→ **BRIEF**: Transcribe every line from the top down to the line with "import plotly.graph_objects as go", both ends included, but not the pictures.

→ **COLLECTED MATERIAL**:

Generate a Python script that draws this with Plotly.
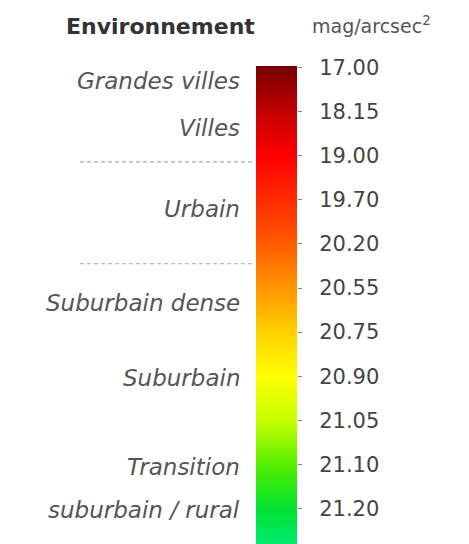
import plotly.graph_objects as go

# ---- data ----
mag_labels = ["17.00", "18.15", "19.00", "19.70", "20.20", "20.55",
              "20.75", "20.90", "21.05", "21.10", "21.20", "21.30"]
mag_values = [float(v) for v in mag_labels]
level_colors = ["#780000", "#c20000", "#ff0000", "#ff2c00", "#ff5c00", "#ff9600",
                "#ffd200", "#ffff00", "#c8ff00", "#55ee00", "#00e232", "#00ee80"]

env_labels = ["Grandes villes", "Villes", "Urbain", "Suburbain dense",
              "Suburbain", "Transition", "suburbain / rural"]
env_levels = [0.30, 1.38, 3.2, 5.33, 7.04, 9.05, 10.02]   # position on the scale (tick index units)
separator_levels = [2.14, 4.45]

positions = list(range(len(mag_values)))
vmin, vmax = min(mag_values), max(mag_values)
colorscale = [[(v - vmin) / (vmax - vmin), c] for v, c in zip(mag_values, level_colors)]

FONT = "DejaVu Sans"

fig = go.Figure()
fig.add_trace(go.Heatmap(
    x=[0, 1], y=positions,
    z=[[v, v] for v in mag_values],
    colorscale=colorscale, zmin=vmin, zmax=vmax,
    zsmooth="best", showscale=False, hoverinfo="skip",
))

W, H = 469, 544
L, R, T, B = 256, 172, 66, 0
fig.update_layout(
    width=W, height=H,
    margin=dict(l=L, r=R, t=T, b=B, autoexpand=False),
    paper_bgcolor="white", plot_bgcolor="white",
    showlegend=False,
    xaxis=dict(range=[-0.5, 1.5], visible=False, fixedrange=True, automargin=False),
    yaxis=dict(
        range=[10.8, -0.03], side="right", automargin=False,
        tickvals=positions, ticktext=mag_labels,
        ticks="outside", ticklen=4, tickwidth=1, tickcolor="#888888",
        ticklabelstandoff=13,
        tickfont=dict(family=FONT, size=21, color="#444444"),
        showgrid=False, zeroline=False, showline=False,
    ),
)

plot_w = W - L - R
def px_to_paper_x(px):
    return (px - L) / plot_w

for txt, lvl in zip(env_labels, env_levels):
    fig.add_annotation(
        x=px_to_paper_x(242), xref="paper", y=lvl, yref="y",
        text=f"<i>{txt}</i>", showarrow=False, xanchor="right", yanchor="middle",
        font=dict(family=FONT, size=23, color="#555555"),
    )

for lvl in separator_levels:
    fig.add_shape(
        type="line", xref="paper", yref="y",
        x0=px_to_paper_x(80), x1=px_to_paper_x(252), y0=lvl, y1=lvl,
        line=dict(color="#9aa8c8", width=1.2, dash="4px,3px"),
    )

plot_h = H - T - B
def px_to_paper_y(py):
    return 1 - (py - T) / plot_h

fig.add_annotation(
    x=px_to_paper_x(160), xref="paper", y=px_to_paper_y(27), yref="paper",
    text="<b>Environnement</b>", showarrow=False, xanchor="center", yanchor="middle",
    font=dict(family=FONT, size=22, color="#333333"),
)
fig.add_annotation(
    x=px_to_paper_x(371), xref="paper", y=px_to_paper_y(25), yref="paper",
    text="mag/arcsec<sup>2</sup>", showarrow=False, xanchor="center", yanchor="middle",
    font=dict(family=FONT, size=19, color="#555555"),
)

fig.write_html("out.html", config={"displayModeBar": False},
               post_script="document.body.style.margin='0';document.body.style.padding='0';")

→ **ANSWER FOR THE TASK**:
Generate a Python script that draws this with Plotly.
import plotly.graph_objects as go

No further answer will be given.